Indeed, the more cleareyed unions are openly questioning whether their
organizations will survive this administration. The Labor Network for
Sustainability, in a report, warns this could be “an ‘extinction-level
event’ for organized labor.”
All this is an awful lot of ground to lose in exchange for mostly
temporary jobs repairing highways and building oil pipelines.
And it’s worth taking a closer look at the implications of those
pipelines, along with the rest of Mr. Trump’s climate-change denying
agenda. A warming world is a catastrophe for the middle and working
classes, even more than for the rich, who have the economic cushions to
navigate most crises. It’s working and precariously unemployed people
who tend to live in homes that are most vulnerable to extreme weather
(as we saw during Hurricane Katrina and Superstorm Sandy) and whose
savings, if they have any, can be entirely wiped out by a disaster.

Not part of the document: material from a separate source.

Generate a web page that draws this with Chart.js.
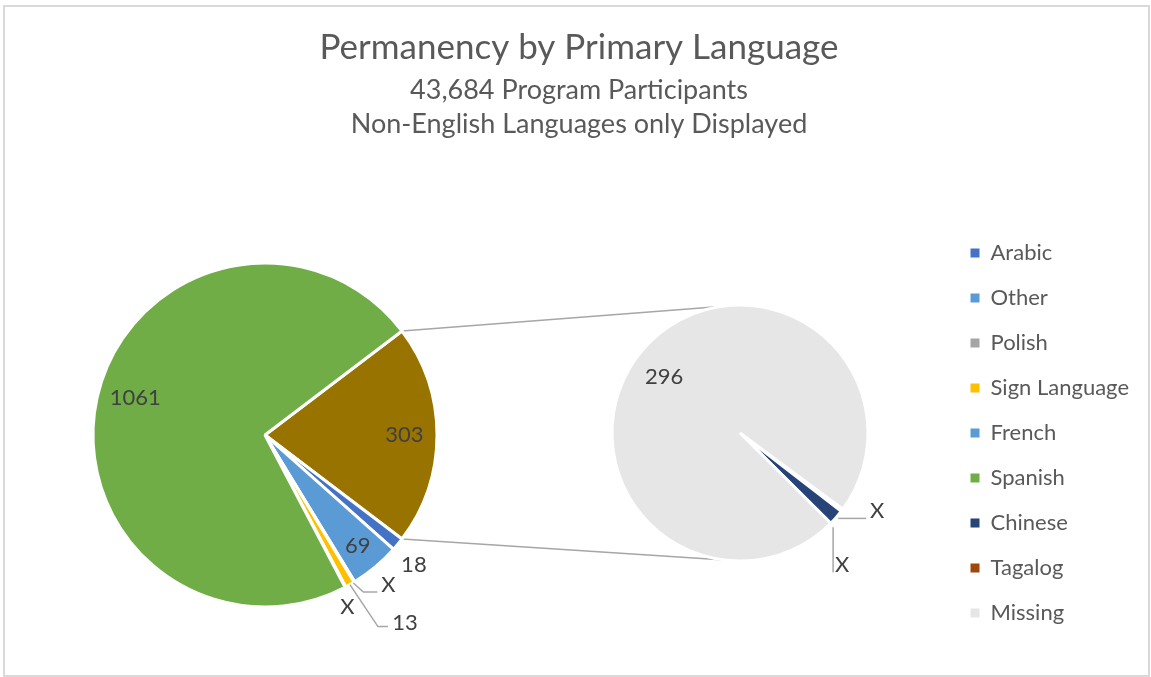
<!DOCTYPE html>
<html>
<head>
<meta charset="utf-8">
<title>Permanency by Primary Language</title>
<script src="https://cdn.jsdelivr.net/npm/chart.js@4.4.1/dist/chart.umd.min.js"></script>
<style>
  body { margin: 0; background: #fff; overflow: hidden; }
  #wrap { position: relative; width: 1151px; height: 677px; }
  #frame { position: absolute; left: 3px; top: 5px; width: 1147px; height: 672px; border: 2px solid #D9D9D9; box-sizing: border-box; }
  canvas { position: absolute; left: 0; top: 0; }
</style>
</head>
<body>
<div id="wrap">
  <div id="frame"></div>
  <canvas id="main" width="1151" height="677"></canvas>
  <canvas id="sub" width="1151" height="677"></canvas>
</div>
<script>
// Main pie, clockwise starting with the slice that gets split out into the second pie
const mainLabels = ['Other languages', 'Arabic', 'Other', 'Polish', 'Sign Language', 'French', 'Spanish'];
const mainValues = [303, 18, 69, 1, 13, 1, 1061];
const mainShown = ['303', '18', '69', 'X', '13', 'X', '1061'];   // X = suppressed small count

// Second pie: what the 303 slice is made of
const subLabels = ['Tagalog', 'Chinese', 'Missing'];
const subValues = [1, 6, 296];
const subShown = ['X', 'X', '296'];

const legendNames = ['Arabic', 'Other', 'Polish', 'Sign Language', 'French', 'Spanish', 'Chinese', 'Tagalog', 'Missing'];

const colors = {
  'Other languages': '#997300',
  'Arabic': '#4472C4',
  'Other': '#5B9BD5',
  'Polish': '#A5A5A5',
  'Sign Language': '#FFC000',
  'French': '#5B9BD5',
  'Spanish': '#70AD47',
  'Chinese': '#264478',
  'Tagalog': '#9E480E',
  'Missing': '#E6E6E6'
};

const FONT = 'Lato, "Open Sans", sans-serif';
const TEXT = '#595959';
const LINE = '#A6A6A6';

// pin the pie to a fixed spot on the canvas (overrides the chart area after layout)
const pinArea = {
  id: 'pinArea',
  afterLayout(chart, args, o) {
    Object.assign(chart.chartArea, {
      left: o.x - o.r, right: o.x + o.r, top: o.y - o.r, bottom: o.y + o.r,
      width: o.r * 2, height: o.r * 2
    });
  }
};

// data labels: inside the slice (at = fraction of radius), or off the rim with an optional leader line
function sliceLabels(text, place) {
  return {
    id: 'sliceLabels',
    afterDatasetsDraw(chart) {
      const ctx = chart.ctx;
      ctx.save();
      ctx.font = '22px ' + FONT;
      ctx.fillStyle = '#404040';
      ctx.textAlign = 'center';
      ctx.textBaseline = 'middle';
      ctx.strokeStyle = LINE;
      ctx.lineWidth = 1.5;
      chart.getDatasetMeta(0).data.forEach((arc, i) => {
        const p = place[i];
        const { x, y, startAngle, endAngle, outerRadius } = arc.getProps(['x', 'y', 'startAngle', 'endAngle', 'outerRadius'], true);
        const mid = (startAngle + endAngle) / 2;
        const f = p.at || 1;
        const bx = x + Math.cos(mid) * outerRadius * f;
        const by = y + Math.sin(mid) * outerRadius * f;
        if (p.leader) {
          ctx.beginPath();
          p.leader.forEach(([dx, dy], k) => k ? ctx.lineTo(bx + dx, by + dy) : ctx.moveTo(bx + dx, by + dy));
          ctx.stroke();
        }
        const off = p.off || [0, 0];
        ctx.fillText(text[i], bx + off[0], by + off[1]);
      });
      ctx.restore();
    }
  };
}

// second pie (made first so the main chart can find it)
const subChart = new Chart(document.getElementById('sub'), {
  type: 'pie',
  data: {
    labels: subLabels,
    datasets: [{
      data: subValues,
      backgroundColor: subLabels.map(n => colors[n]),
      borderColor: '#ffffff',
      borderWidth: 3
    }]
  },
  options: {
    responsive: false,
    animation: false,
    events: [],
    rotation: 126.5,
    layout: { padding: { top: 189, right: 12 } },
    plugins: {
      tooltip: { enabled: false },
      legend: {
        position: 'right',
        onClick: null,
        labels: {
          boxWidth: 9,
          boxHeight: 9,
          padding: 23,
          color: TEXT,
          font: { family: FONT, size: 22 },
          generateLabels: () => legendNames.map(n => ({
            text: n, fillStyle: colors[n], strokeStyle: colors[n], lineWidth: 0, hidden: false, fontColor: TEXT
          }))
        }
      },
      pinArea: { x: 740, y: 433, r: 129.5 }
    }
  },
  plugins: [pinArea, sliceLabels(subShown, [
    { leader: [[-9, 17], [-9, 62]], off: [0, 55] },
    { leader: [[2, 1], [30, 1]], off: [41, -6] },
    { at: 0.73, off: [-5, 5] }
  ])]
});

// lines from the split slice to the top and bottom of the second pie
const connectors = {
  id: 'connectors',
  beforeDatasetsDraw(chart) {
    const big = chart.getDatasetMeta(0).data[0];
    const small = subChart.getDatasetMeta(0).data[0];
    const r = big.outerRadius;
    const ctx = chart.ctx;
    ctx.save();
    ctx.strokeStyle = LINE;
    ctx.lineWidth = 1.5;
    ctx.beginPath();
    ctx.moveTo(big.x + Math.cos(big.startAngle) * r, big.y + Math.sin(big.startAngle) * r);
    ctx.lineTo(small.x, small.y - small.outerRadius);
    ctx.moveTo(big.x + Math.cos(big.endAngle) * r, big.y + Math.sin(big.endAngle) * r);
    ctx.lineTo(small.x, small.y + small.outerRadius);
    ctx.stroke();
    ctx.restore();
  }
};

new Chart(document.getElementById('main'), {
  type: 'pie',
  data: {
    labels: mainLabels,
    datasets: [{
      data: mainValues,
      backgroundColor: mainLabels.map(n => colors[n]),
      borderColor: '#ffffff',
      borderWidth: 3
    }]
  },
  options: {
    responsive: false,
    animation: false,
    events: [],
    rotation: 52.8,
    layout: { padding: { left: 7 } },
    plugins: {
      legend: { display: false },
      tooltip: { enabled: false },
      title: {
        display: true,
        text: 'Permanency by Primary Language',
        color: TEXT,
        font: { family: FONT, size: 35, weight: 'normal', lineHeight: 1 },
        padding: { top: 30, bottom: 0 }
      },
      subtitle: {
        display: true,
        text: ['43,684 Program Participants', 'Non-English Languages only Displayed'],
        color: TEXT,
        font: { family: FONT, size: 27, lineHeight: 1.24 },
        padding: { top: 9, bottom: 0 }
      },
      pinArea: { x: 265, y: 435, r: 173.5 }
    }
  },
  plugins: [pinArea, connectors, sliceLabels(mainShown, [
    { at: 0.81 },
    { off: [16, 21] },
    { at: 0.84 },
    { leader: [[-1, 1], [9, 10], [23, 10]], off: [34, 3] },
    { leader: [[0, 0], [28, 42], [38, 42]], off: [55, 38] },
    { off: [2, 20] },
    { at: 0.79, off: [3, -8] }
  ])]
});
</script>
</body>
</html>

It’s natural to ask: In times of insecurity, why shouldn’t unions worry
more about jobs than about the environment? One reason is that
responding to the urgency of the climate crisis has the potential to be
the most powerful job creation machine since World War II. According to
a Rockefeller Foundation-Deutsche Bank Climate Change Advisers study,
energy-efficient retrofits in United States buildings alone could create
“more than 3.3 million cumulative job years of employment.” There are
millions more jobs to be created in renewable energy, public transit and
light rail.
Moreover, a great many of those jobs would be in the building trades —
jobs for carpenters, ironworkers, welders, pipe fitters — whose union
leaders have been so cozy with Mr. Trump. These unions could be fighting
for sustainable jobs in a green transition as part of a broad-based
movement. Instead, they are doing public relations for the mostly
temporary jobs Mr. Trump is offering — those building oil pipelines,
weapons, prisons and border walls, while expanding the highway system
even as public transit faces drastic cuts.

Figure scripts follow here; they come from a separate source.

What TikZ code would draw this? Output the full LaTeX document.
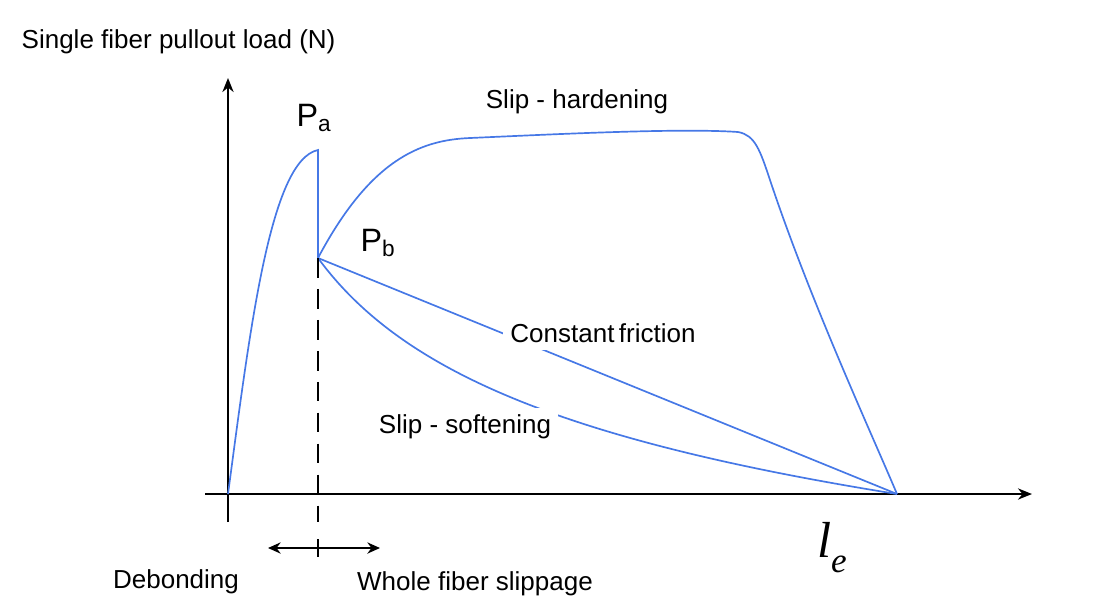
\documentclass[tikz,border=0pt]{standalone}
\usepackage{fontspec}
\setmainfont{Liberation Sans}
\usetikzlibrary{arrows.meta}
\definecolor{curve}{RGB}{70,120,230}
\begin{document}
\begin{tikzpicture}[x=0.025cm,y=-0.025cm,
  ax/.style={line width=1.3pt,-{Stealth[length=10pt,width=8pt]}},
  cv/.style={curve,line width=1.2pt},
  lbl/.style={font=\fontsize{18.5}{22}\selectfont,inner sep=1pt},
  gap/.style={lbl,fill=white,inner sep=5pt}]
\useasboundingbox (0,0) rectangle (1100,614);
% axes
\coordinate (y0) at (228,522); \coordinate (y1) at (228,78);
\coordinate (x0) at (205,494); \coordinate (x1) at (1032,494);
\draw[ax] (y0) -- (y1);
\draw[ax] (x0) -- (x1);
\coordinate (O) at (228,494);
\coordinate (A) at (318,150);
\coordinate (B) at (318,258);
\coordinate (E) at (897,494);
% curves
\draw[cv] (O) .. controls (250,330) and (270,160) .. (A) -- (B);
\draw[cv] (B) .. controls (370,160) and (420,140) .. (470,138)
  .. controls (560,134) and (680,128) .. (738,132)
  .. controls (755,135) and (760,150) .. (770,180)
  .. controls (810,300) and (870,430) .. (E);
\draw[cv] (B) -- (E);
\draw[cv] (B) .. controls (400,370) and (560,440) .. (E);
% dashed
\coordinate (D) at (318,522);
\draw[dash pattern=on 14pt off 8pt,line width=1pt] (B) -- (D);
% double arrow
\coordinate (L) at (268,548); \coordinate (R) at (380,548);
\draw[line width=1.3pt,{Stealth[length=9pt,width=8pt]}-{Stealth[length=9pt,width=8pt]}] (L) -- (R);
\coordinate (t1) at (318,539); \coordinate (t2) at (318,557);
\draw[line width=1pt] (t1) -- (t2);
% labels
\node[lbl,anchor=west] (ylab) at (20,42) {Single fiber pullout load (N)};
\node[lbl,font=\fontsize{23}{27}\selectfont] (pa) at (314,118) {P\textsubscript{a}};
\node[lbl,font=\fontsize{23}{27}\selectfont] (pb) at (378,243) {P\textsubscript{b}};
\node[gap] (hard) at (577,102) {Slip - hardening};
\node[gap] (cf) at (603,333) {Constant\,friction};
\node[gap] (soft) at (465,427) {Slip - softening};
\node[lbl] (le) at (832,548) {\fontsize{36}{40}\selectfont\fontspec{Liberation Serif}\itshape l\raisebox{-0.3em}{\fontsize{25}{28}\selectfont e}};
\node[lbl] (deb) at (176,582) {Debonding};
\node[lbl] (whole) at (475,584) {Whole fiber slippage};
\end{tikzpicture}
\end{document}
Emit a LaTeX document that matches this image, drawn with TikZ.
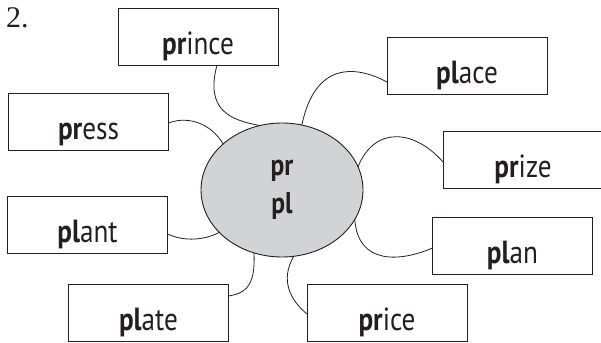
\documentclass[tikz,border=0pt]{standalone}
\usepackage{fontspec}
\setmainfont{Liberation Serif}
\newfontfamily\boxfont[FakeStretch=0.85]{PT Sans}
\usetikzlibrary{shapes.geometric}
\definecolor{ink}{HTML}{231F20}
\definecolor{bubble}{HTML}{D1D3D4}
\begin{document}
\begin{tikzpicture}[x=1pt,y=-1pt,
  wordbox/.style={draw=ink, line width=0.9pt, minimum width=160pt, minimum height=57pt,
    inner sep=0pt, outer sep=0pt, text height=46.5pt, text depth=10.5pt,
    font=\boxfont\fontsize{32}{36}\selectfont, text=ink},
  hub/.style={ellipse, draw=ink, line width=0.9pt, fill=bubble, minimum width=162pt,
    minimum height=134pt, outer sep=0pt, align=center, text=ink,
    font=\boxfont\bfseries\fontsize{30}{38}\selectfont},
  link/.style={draw=ink, line width=0.8pt}]
\useasboundingbox (0,0) rectangle (601,342);
\node[anchor=base west, font=\fontsize{30}{36}\selectfont, text=ink, inner sep=0pt] (num) at (6,28) {2.};
\node[hub] (c) at (282,190) {pr\\pl};
\node[wordbox] (prince) at (198,36.5) {\textbf{pr}ince};
\node[wordbox] (press) at (88.5,121.5) {\textbf{pr}ess};
\node[wordbox] (place) at (467,65.5) {\textbf{pl}ace};
\node[wordbox] (prize) at (523,159.5) {\textbf{pr}ize};
\node[wordbox] (plant) at (87.5,224.5) {\textbf{pl}ant};
\node[wordbox] (plan) at (512.5,245.5) {\textbf{pl}an};
\node[wordbox] (plate) at (148.5,312.5) {\textbf{pl}ate};
\node[wordbox] (price) at (387,312.5) {\textbf{pr}ice};
\path[link] ([xshift=19pt]prince.south) .. controls (205,110) and (230,120) .. (c.109);
\path[link] ([yshift=-1.5pt]press.east) .. controls (190,115) and (212,125) .. (c.142);
\path[link] ([yshift=-16.5pt]place.west) .. controls (355,65) and (315,62) .. (c.73);
\path[link] ([yshift=-2.5pt]prize.west) .. controls (415,130) and (375,125) .. (c.17);
\path[link] (c.-22) .. controls (358,265) and (400,262) .. ([yshift=-2.5pt]plan.west);
\path[link] (c.-80) .. controls (280,280) and (290,300) .. ([yshift=-1.5pt]price.west);
\path[link] (c.246) .. controls (255,280) and (250,293) .. ([yshift=16.5pt]plate.east);
\path[link] ([yshift=-9.5pt]plant.east) .. controls (185,242) and (205,240) .. (c.214);
\end{tikzpicture}
\end{document}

The good news is that the sectors that have made common cause with Mr.
Trump represent less than a quarter of all unionized workers. And many
other unions see the enormous potential in a green New Deal.
“We must make the transition to a clean energy economy now in order to
create millions of good jobs, rebuild the American middle class, and
avert catastrophe,” George Gresham, president of 1199 S.E.I.U., the
largest health care union in the nation, said in a statement two days
after Mr. Trump’s pipeline executive orders.
Other unionized workers, like New York’s Taxi Workers Alliance, showed
their opposition to Mr. Trump’s travel ban by refusing fares to and from
Kennedy Airport during the protests.
For a long time, these different approaches were papered over under the
banner of solidarity. But now some union heads are creating a rift by
showing so little solidarity with their fellow union members,
particularly immigrants and public sector workers who find themselves
under assault by Mr. Trump.
Today labor leaders face a clear choice. They can join the diverse and
growing movement that is confronting Mr. Trump’s agenda on every front
and attempt to lead America’s workers to a clean and safe future.
Or they can be the fist-pumping construction crew for a Trump dystopia —
muscle for a menace.
Naomi Klein is the author of “This Changes Everything: Capitalism vs.
the Climate” and “The Shock Doctrine.”